I’m not offering answers here. But I do want to share a set of teachings that helped shift the way I now approach the question — not by removing it, but by reframing its foundation.

📘 Teachings That Shifted the Lens

Several teachings from Advaita Vedanta helped reframe this question — I share two of them below:

Kathopanishad 1.2.23 — Grace as the Precondition for Realization

Swami Tejomayananda and Swami Sarvapriyananda both offer lucid commentary on this key verse:

“This Self cannot be attained by study, nor by intellect, nor by much learning. It is attained by him alone whom It chooses — to him this Self reveals Its own nature.”

At first glance, this sounds like pure duality: the Self “choosing” someone. But both teachers clarify that this isn’t a personal God arbitrarily selecting favourites. Instead, grace here is the unfolding of conditions that make realization possible.
Not an act of divine intervention, but the quiet removal of ignorance.
Not given from without, but arising from within.

Bhagavad Gita 18.58 — Grace as Alignment with Truth

Swami Tejomayananda comments on this verse:

“If you take refuge in Me alone, you will overcome all obstacles by My grace.”

Again, it seems dualistic. But in Advaita, “Me” refers not to a deity with personality, but to the Self — the unchanging consciousness in all beings.

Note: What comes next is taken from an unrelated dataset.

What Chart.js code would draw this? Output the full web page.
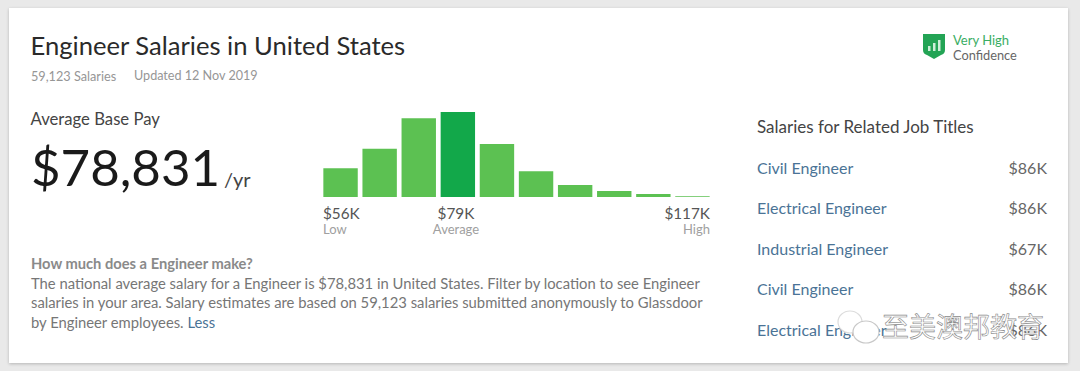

Grace, then, is not reward or rescue. It is the natural result of aligning one’s identity with truth. To surrender to this truth is to step out of resistance, and into harmony with what is. The more the resistance drops, the more the veil lifts. That lifting is grace.

So What Landed in Me?

First, that my earlier notions of grace were inseparable from duality. There had to be someone “up there” who acted on behalf of someone “down here.” But non-duality doesn’t offer that structure.

And yet, it does not deny grace — it redefines it.

In the vyāvahārika (everyday or transactional) realm, grace may still appear as a helping hand, an inner shift, a saving moment. But from the pāramārthika (absolute, non-dual) lens, grace is not an act, but the removal of ignorance. The apparent separation between seeker and sought dissolves, and what remains is truth shining in its own light.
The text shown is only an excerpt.